Tesla's Robotaxi ambitions are sending its share soaring right now. Investors are riled up over Tesla's promises to deliver a commercial autonomy platform, and that all starts with its first dedicated vehicle: the Cybercab.

During a recent overview of the Cybercab at the Petersen Automotive Museum, Tesla Chief Designer Franz von Holzhausen made a cryptic remark: “We have other vehicles in our lineup and future vehicles coming that will basically take multiple passengers.” Could this be referring to the teased Robovan concept, or does Tesla have something else up its sleeve for its future fleet of autonomous cars?

Let's remember that Travis Axelrod, Tesla's Head of Investor Relations, told Deutsche Bank that 2025 would be "a year of product launches."  We know this refers to Tesla's unofficially-named "Model Q" and a long wheelbase Model Y with three rows for the Chinese market, but Axelrod also noted that the second half of 2025 would feature the release of "other new vehicles"—yes, that's vehicles with an "s."

Between Axelrod and von Holzhausen's comments, it raises the question of whether or not Tesla has some additional Robotaxis on the horizon that the world has yet to see.

Tesla has said that designing the Cybercab with two seats was deliberate.

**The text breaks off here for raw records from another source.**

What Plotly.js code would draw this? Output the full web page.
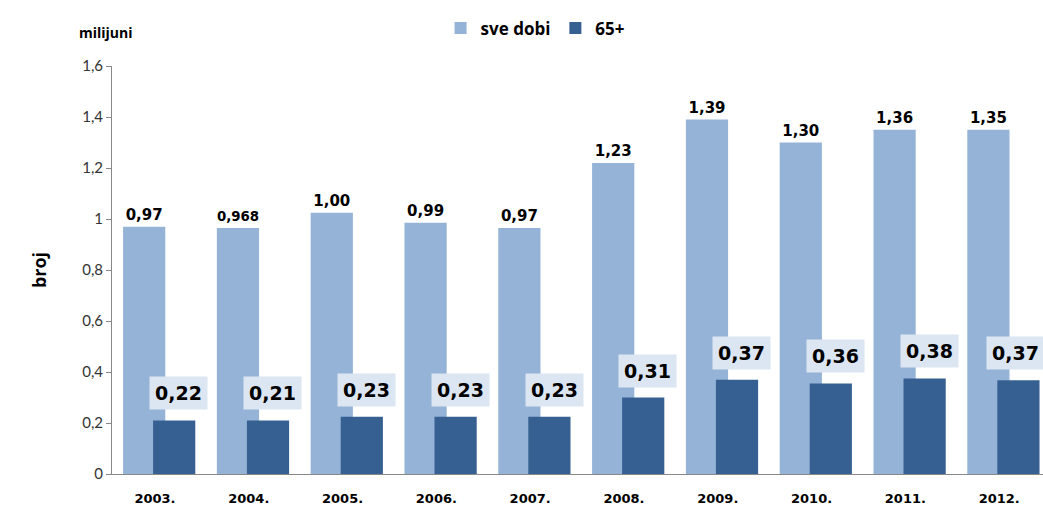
<!DOCTYPE html>
<html>
<head>
<meta charset="utf-8">
<script src="https://cdn.plot.ly/plotly-3.0.1.min.js"></script>
<style>html,body{margin:0;padding:0;background:#fff;}#chart{width:1043px;height:516px;}</style>
</head>
<body>
<div id="chart"></div>
<script>
const years = ['2003.', '2004.', '2005.', '2006.', '2007.', '2008.', '2009.', '2010.', '2011.', '2012.'];
const allAges = [0.97, 0.965, 1.025, 0.985, 0.965, 1.22, 1.39, 1.30, 1.35, 1.35];
const allAgesLabels = ['0,97', '0,968', '1,00', '0,99', '0,97', '1,23', '1,39', '1,30', '1,36', '1,35'];
const age65 = [0.21, 0.21, 0.225, 0.225, 0.225, 0.30, 0.37, 0.355, 0.375, 0.368];
const age65Labels = ['0,22', '0,21', '0,23', '0,23', '0,23', '0,31', '0,37', '0,36', '0,38', '0,37'];
const yTicks = [0, 0.2, 0.4, 0.6, 0.8, 1, 1.2, 1.4, 1.6];
const yTickLabels = ['0', '0,2', '0,4', '0,6', '0,8', '1', '1,2', '1,4', '1,6'];

const light = '#95b3d7';
const dark = '#376092';

const traces = [
  {
    type: 'bar', name: 'sve dobi', x: years, y: allAges,
    width: 0.45, offset: -0.34,
    marker: {color: light},
    text: allAgesLabels, textposition: 'outside', cliponaxis: false,
    textfont: {family: 'DejaVu Sans', size: 15, color: '#000', weight: 'bold'},
    hoverinfo: 'skip'
  },
  {
    type: 'bar', name: '65+', x: years, y: age65,
    width: 0.45, offset: -0.02,
    marker: {color: dark},
    hoverinfo: 'skip'
  }
];

const annotations = years.map((yr, i) => ({
  x: i, y: age65[i], xref: 'x', yref: 'y',
  text: '<b>' + age65Labels[i] + '</b>',
  showarrow: false, xshift: i === years.length - 1 ? 16 : 24, yshift: 27,
  bgcolor: '#dce6f2', borderpad: 5,
  font: {family: 'DejaVu Sans', size: 19, color: '#000'}
}));
annotations.push({
  xref: 'paper', yref: 'paper', x: -0.006, y: 1.083, xanchor: 'center', yanchor: 'middle',
  text: '<b>milijuni</b>', showarrow: false,
  font: {family: 'Open Sans', size: 14, color: '#000', weight: 'bold'}
});

const layout = {
  width: 1043, height: 516,
  margin: {l: 112, r: 0, t: 66, b: 42},
  paper_bgcolor: '#fff', plot_bgcolor: '#fff',
  barmode: 'overlay',
  separators: ',.',
  showlegend: true,
  legend: {
    orientation: 'h', xref: 'container', yref: 'container',
    x: 0.513, xanchor: 'center', y: 0.945, yanchor: 'middle',
    font: {family: 'Open Sans', size: 17, color: '#000', weight: 'bold'},
    itemwidth: 30, tracegroupgap: 0
  },
  xaxis: {
    type: 'category', range: [-0.458, 9.467],
    showline: true, linecolor: '#888', linewidth: 1,
    ticks: '', showgrid: false, zeroline: false,
    tickfont: {family: 'DejaVu Sans', size: 13, color: '#000', weight: 'bold'},
    ticklabelstandoff: 12
  },
  yaxis: {
    range: [0, 1.6], tickvals: yTicks, ticktext: yTickLabels,
    showline: true, linecolor: '#888', linewidth: 1,
    ticks: 'outside', ticklen: 5, tickcolor: '#888',
    showgrid: false, zeroline: false,
    tickfont: {family: 'Lato', size: 15, color: '#333'},
    title: {text: '<b>broj</b>', font: {family: 'Open Sans', size: 18, color: '#000', weight: 'bold'}, standoff: 30}
  },
  annotations: annotations
};

Plotly.newPlot('chart', traces, layout, {staticPlot: true});
</script>
</body>
</html>
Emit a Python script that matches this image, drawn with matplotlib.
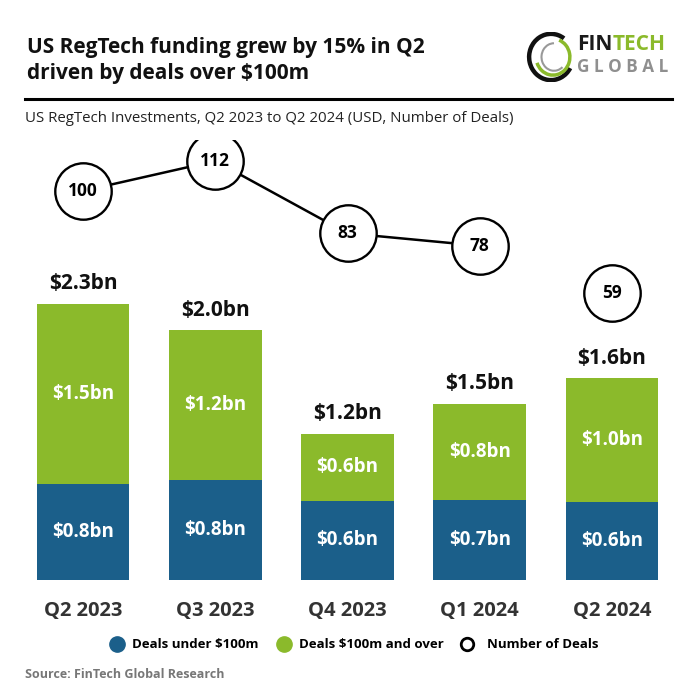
import matplotlib
matplotlib.use("Agg")
from matplotlib import pyplot as plt
from matplotlib.patches import Arc
import numpy as np

plt.rcParams['font.family'] = ['Open Sans', 'DejaVu Sans']

quarters = ["Q2 2023", "Q3 2023", "Q4 2023", "Q1 2024", "Q2 2024"]
under_100m = [0.80, 0.83, 0.66, 0.67, 0.65]
over_100m = [1.50, 1.25, 0.56, 0.80, 1.03]
under_labels = ["$0.8bn", "$0.8bn", "$0.6bn", "$0.7bn", "$0.6bn"]
over_labels = ["$1.5bn", "$1.2bn", "$0.6bn", "$0.8bn", "$1.0bn"]
total_labels = ["$2.3bn", "$2.0bn", "$1.2bn", "$1.5bn", "$1.6bn"]
deals = [100, 112, 83, 78, 59]

blue = "#1b5f8a"
green = "#8bba2b"

fig = plt.figure(figsize=(6.96, 6.96), dpi=100)
W = H = 696.0

# bar axes (pixel placement of the plot area)
ax = fig.add_axes([17 / W, (H - 580) / H, 661 / W, 440 / H])
x = np.arange(len(quarters))
ax.bar(x, under_100m, width=0.70, color=blue)
ax.bar(x, over_100m, width=0.70, bottom=under_100m, color=green)
ax.set_xlim(-0.5, 4.5)
ax.set_ylim(0, 440 / 120)
ax.axis("off")

tops = np.array(under_100m) + np.array(over_100m)
for i in range(len(x)):
    ax.text(x[i], under_100m[i] / 2, under_labels[i], ha="center", va="center",
            color="white", fontsize=13.5, fontweight="bold")
    ax.text(x[i], under_100m[i] + over_100m[i] / 2, over_labels[i], ha="center",
            va="center", color="white", fontsize=13.5, fontweight="bold")
    ax.annotate(total_labels[i], (x[i], tops[i]), xytext=(0, 7), textcoords="offset points",
                ha="center", va="bottom", fontsize=15, fontweight="bold", color="#111111")
    ax.annotate(quarters[i], (x[i], 0), xytext=(0, -22), textcoords="offset points",
                ha="center", va="center", fontsize=14.5, fontweight="bold", color="#333333",
                annotation_clip=False)

# number of deals
ax2 = ax.twinx()
ax2.set_ylim(-56.0, 120.4)
ax2.axis("off")
ax2.plot(x[:4], deals[:4], color="black", lw=1.8, zorder=2)
ax2.scatter(x, deals, s=1650, facecolor="white", edgecolor="black", linewidth=1.7, zorder=3)
for i in range(len(x)):
    ax2.text(x[i], deals[i], str(deals[i]), ha="center", va="center",
             fontsize=12.5, fontweight="bold", zorder=4)

# title, rule, subtitle
fig.text(27 / W, 1 - 48 / H, "US RegTech funding grew by 15% in Q2", fontsize=15,
         fontweight="bold", va="center", color="#111111")
fig.text(27 / W, 1 - 73 / H, "driven by deals over $100m", fontsize=15,
         fontweight="bold", va="center", color="#111111")
fig.add_artist(plt.Line2D([25 / W, 672 / W], [1 - 99 / H, 1 - 99 / H], color="black", lw=2.2))
fig.text(25 / W, 1 - 118 / H, "US RegTech Investments, Q2 2023 to Q2 2024 (USD, Number of Deals)",
         fontsize=10.8, va="center", color="#222222")

# logo
lax = fig.add_axes([526 / W, 1 - 82 / H, 50 / W, 50 / H])
lax.set_xlim(-1, 1)
lax.set_ylim(-1, 1)
lax.set_aspect("equal")
lax.axis("off")
lax.add_patch(Arc((0, 0), 1.75, 1.85, theta1=55, theta2=330, color="#111111", lw=3.2))
lax.add_patch(Arc((0.08, 0), 1.35, 1.45, theta1=200, theta2=70, color="#8bba2b", lw=2.5))
lax.add_patch(Arc((0.12, 0), 1.0, 1.1, theta1=90, theta2=310, color="#999999", lw=1.5))
t_fin = fig.text(577 / W, 1 - 44 / H, "FIN", fontsize=15, fontweight="bold", va="center",
                 color="#1a1a1a")
fig.canvas.draw()
bb = t_fin.get_window_extent()
fig.text(bb.x1 / W, 1 - 44 / H, "TECH", fontsize=15, fontweight="bold", va="center",
         color="#8bba2b")
fig.text(577 / W, 1 - 67 / H, "G L O B A L", fontsize=12.3, fontweight="bold", va="center",
         color="#8f8f8f")

# legend
ly = 1 - 644 / H
fig.add_artist(plt.Line2D([117 / W], [ly], marker="o", markersize=11, color=blue, ls="none"))
fig.text(132 / W, ly, "Deals under $100m", fontsize=9.5, fontweight="bold", va="center")
fig.add_artist(plt.Line2D([284 / W], [ly], marker="o", markersize=11, color=green, ls="none"))
fig.text(299 / W, ly, "Deals $100m and over", fontsize=9.5, fontweight="bold", va="center")
fig.add_artist(plt.Line2D([467 / W], [ly], marker="o", markersize=9, markerfacecolor="white",
                          markeredgecolor="black", markeredgewidth=2, ls="none"))
fig.text(487 / W, ly, "Number of Deals", fontsize=9.5, fontweight="bold", va="center")

fig.text(25 / W, 1 - 675 / H, "Source: FinTech Global Research", fontsize=9, fontweight="bold",
         va="center", color="#777777")

fig.savefig("out.png", dpi=100, facecolor="white")
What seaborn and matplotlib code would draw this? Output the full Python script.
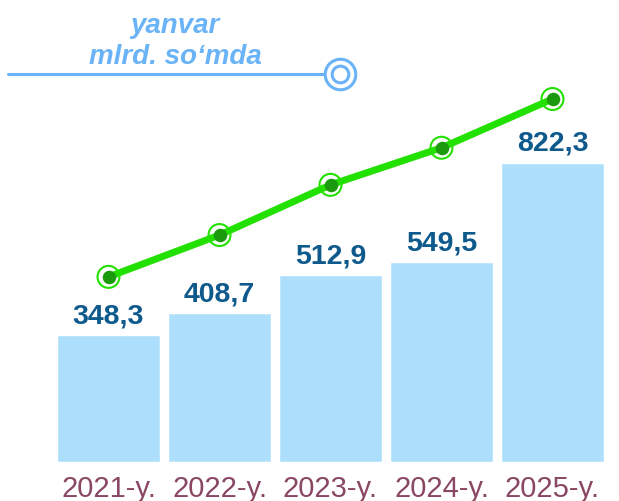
import matplotlib
matplotlib.use("Agg")
import matplotlib.pyplot as plt
from matplotlib.lines import Line2D
import seaborn as sns
import pandas as pd

years = ["2021-y.", "2022-y.", "2023-y.", "2024-y.", "2025-y."]
values = [348.3, 408.7, 512.9, 549.5, 822.3]
value_labels = ["348,3", "408,7", "512,9", "549,5", "822,3"]
trend = [509, 624, 762, 864, 998]
title_lines = ["yanvar", "mlrd. so\u2018mda"]

BAR = "#addffc"
LABEL = "#0f5a8c"
TICK = "#8a4763"
TITLE = "#6ab3f7"
GREEN = "#22e000"
DARK_GREEN = "#1a9a0c"

sns.set_theme(style="white")
plt.rcParams["font.family"] = ["Liberation Sans", "DejaVu Sans"]

df = pd.DataFrame({"year": years, "value": values, "trend": trend})

fig = plt.figure(figsize=(6.19, 5.02), dpi=100)
ax = fig.add_axes([53 / 619, 39 / 502, 555 / 619, 423 / 502])

sns.barplot(data=df, x="year", y="value", color=BAR, saturation=1,
            width=0.93, ax=ax)
ax.set_ylim(0, 1163)
ax.set_xlim(-0.5, 4.5)

for i, (v, lab) in enumerate(zip(values, value_labels)):
    ax.annotate(lab, (i, v), xytext=(0, 5), textcoords="offset points",
                ha="center", va="bottom", fontsize=20.5, fontweight="bold",
                color=LABEL)

# trend line with ringed markers
sns.lineplot(data=df, x="year", y="trend", color=GREEN, linewidth=5,
             ax=ax, sort=False)
ax.scatter(range(len(trend)), trend, s=250, facecolor="none",
           edgecolor=GREEN, linewidth=1.5, zorder=5)
ax.scatter(range(len(trend)), trend, s=95, color=DARK_GREEN, zorder=6,
           linewidth=0)

for s in ax.spines.values():
    s.set_visible(False)
ax.set_yticks([])
ax.set_xlabel("")
ax.set_ylabel("")
ax.tick_params(axis="x", length=0, pad=9, labelsize=21, labelcolor=TICK)

# heading with underline and ring
fig.text(175 / 619, 1 - 33 / 502, title_lines[0], ha="center", va="baseline",
         fontsize=20, fontweight="bold", fontstyle="italic", color=TITLE)
fig.text(175 / 619, 1 - 64 / 502, title_lines[1], ha="center", va="baseline",
         fontsize=20, fontweight="bold", fontstyle="italic", color=TITLE)
y_line = 1 - 75 / 502
fig.add_artist(Line2D([8 / 619, 325 / 619], [y_line, y_line],
                      color=TITLE, linewidth=2.2))
fig.add_artist(Line2D([340 / 619], [y_line], marker="o", markersize=22,
                      markerfacecolor="white", markeredgecolor=TITLE,
                      markeredgewidth=2.2))
fig.add_artist(Line2D([340 / 619], [y_line], marker="o", markersize=12,
                      markerfacecolor="white", markeredgecolor=TITLE,
                      markeredgewidth=2.2))

fig.savefig("out.png", dpi=100)
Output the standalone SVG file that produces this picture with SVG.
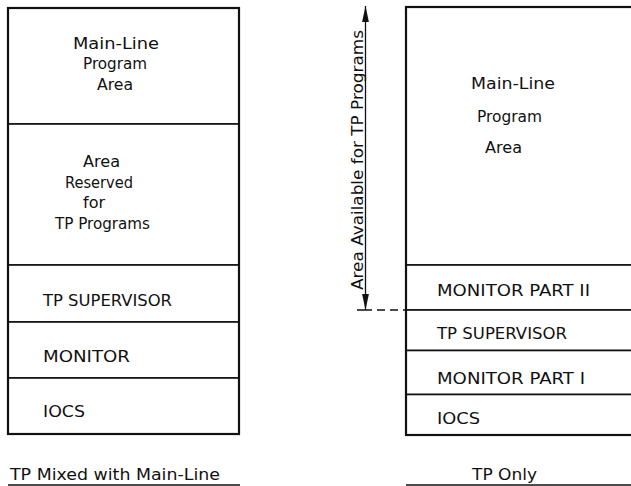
<svg xmlns="http://www.w3.org/2000/svg" width="631" height="486" viewBox="0 0 631 486">
<style>
text{font-family:"DejaVu Sans","Liberation Sans",sans-serif;font-size:16px;fill:#111}
.box{fill:#fff;stroke:#111;stroke-width:1.6}
.outer{fill:none;stroke:#111;stroke-width:2.2}
.ul{stroke:#111;stroke-width:1.5}
.conn{stroke:#111;stroke-width:1.3;fill:none}
</style>
<defs>
<marker id="ah" markerUnits="userSpaceOnUse" markerWidth="16" markerHeight="8" refX="16" refY="4" orient="auto-start-reverse">
<path d="M0,0.6 L16,4 L0,7.4 z" fill="#111"/>
</marker>
</defs>
<rect width="631" height="486" fill="#fff"/>

<g id="left-stack">
<g id="l-mainline"><rect class="box" x="8" y="8" width="231" height="116"/>
<text x="73" y="49" textLength="86" lengthAdjust="spacingAndGlyphs">Main-Line</text>
<text x="83" y="69" textLength="64" lengthAdjust="spacingAndGlyphs">Program</text>
<text x="97" y="90" textLength="36" lengthAdjust="spacingAndGlyphs">Area</text></g>
<g id="l-reserved"><rect class="box" x="8" y="124" width="231" height="141"/>
<text x="83" y="167" textLength="37" lengthAdjust="spacingAndGlyphs">Area</text>
<text x="65" y="188" textLength="68" lengthAdjust="spacingAndGlyphs">Reserved</text>
<text x="94" y="208" text-anchor="middle">for</text>
<text x="55" y="229" textLength="95" lengthAdjust="spacingAndGlyphs">TP Programs</text></g>
<g id="l-tpsup"><rect class="box" x="8" y="265" width="231" height="57"/>
<text x="43" y="306" textLength="129" lengthAdjust="spacingAndGlyphs">TP SUPERVISOR</text></g>
<g id="l-monitor"><rect class="box" x="8" y="322" width="231" height="56"/>
<text x="43" y="362" textLength="87" lengthAdjust="spacingAndGlyphs">MONITOR</text></g>
<g id="l-iocs"><rect class="box" x="8" y="378" width="231" height="56"/>
<text x="43" y="417" textLength="42" lengthAdjust="spacingAndGlyphs">IOCS</text></g>
<rect class="outer" x="8" y="8" width="231" height="426"/>
</g>

<g id="right-stack">
<g id="r-mainline"><rect class="box" x="406" y="7" width="240" height="258"/>
<text x="471" y="89" textLength="84" lengthAdjust="spacingAndGlyphs">Main-Line</text>
<text x="477" y="122" textLength="65" lengthAdjust="spacingAndGlyphs">Program</text>
<text x="485" y="153" textLength="37" lengthAdjust="spacingAndGlyphs">Area</text></g>
<g id="r-mon2"><rect class="box" x="406" y="265" width="240" height="45"/>
<text x="437" y="296" textLength="153" lengthAdjust="spacingAndGlyphs">MONITOR PART II</text></g>
<g id="r-tpsup"><rect class="box" x="406" y="310" width="240" height="40.5"/>
<text x="437" y="339" textLength="130" lengthAdjust="spacingAndGlyphs">TP SUPERVISOR</text></g>
<g id="r-mon1"><rect class="box" x="406" y="350.5" width="240" height="44"/>
<text x="437" y="384" textLength="148" lengthAdjust="spacingAndGlyphs">MONITOR PART I</text></g>
<g id="r-iocs"><rect class="box" x="406" y="394.5" width="240" height="40.5"/>
<text x="437" y="424" textLength="43" lengthAdjust="spacingAndGlyphs">IOCS</text></g>
<rect class="outer" x="406" y="7" width="240" height="428"/>
</g>

<g id="area-label">
<text transform="translate(363,290) rotate(-90)" textLength="260" lengthAdjust="spacingAndGlyphs">Area Available for TP Programs</text>
</g>

<g id="caption-left">
<text x="10" y="480" textLength="210" lengthAdjust="spacingAndGlyphs">TP Mixed with Main-Line</text>
<line class="ul" x1="8" y1="485" x2="240" y2="485"/>
</g>
<g id="caption-right">
<text x="472" y="480" textLength="65" lengthAdjust="spacingAndGlyphs">TP Only</text>
<line class="ul" x1="406" y1="485" x2="631" y2="485"/>
</g>

<g id="connectors">
<line class="conn" x1="365.5" y1="6" x2="365.5" y2="310" marker-start="url(#ah)" marker-end="url(#ah)"/>
<line class="conn" x1="357" y1="310" x2="406" y2="310" stroke-dasharray="15 5 8 5 8 5 3" stroke-width="1.6"/>
</g>
</svg>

Data suggests that most ride-hailing trips involve just one or two passengers, meaning that Tesla could cut down on costs and maximize storage by limiting the Cybercab to just two seats. However, that leaves a huge gap in the market for larger groups of people looking to hail a ride from an autonomous car.

Tesla has long planned to fill that gap using its fleet of existing cars on the road as robotaxis. Even before the robotaxi was a twinkle in Elon Musk's eye, the CEO had talked about launching the Tesla Network, an autonomous ride-sharing app that utilizes customer-owned Teslas equipped with Full Self-Driving to provide Uber-like services when not in use. That was all the way back in 2020 and a lot has changed since then—like the idea of bringing a dedicated robotaxi platform with no steering wheels or pedals into the mix.

One of the biggest hurdles for this approach comes from within. Tesla will first have to figure out if its cars equipped with aging Hardware 3 and current Hardware 4 FSD computers will be able to actually operate fully autonomously. The Cybercab will ship with Hardware 5 (or, as Musk has called it, AI5). It's unclear if older cars will be able to operate at a hardware level necessary for Level 5 fully automated driving, which means either Tesla pushes existing models with new FSD hardware, or consider new dedicated vehicles. Could this be what Franz has suggested during his talk at Petersen?

It's questionable if the next dedicated platform will be the Robovan, as that would require certain costly accessibility concessions to the Tesla network very early on rather than be developed as it grows. The Robovan, which is slated for carrying over 20 people, must meet the Americans With Disabilities Act's "readily accessible and usable" standard for demand-responsive transportation systems—meaning that the Robovan must be designed from the ground up to be immediately usable by people with disabilities (think built-in ramps, doors, and multimodal controls). The two-seater Cybercab (and the rest of Tesla's fleet) would only need to provide "equivalent service," which would be an alternative method for folks with disabilities to utilize the service.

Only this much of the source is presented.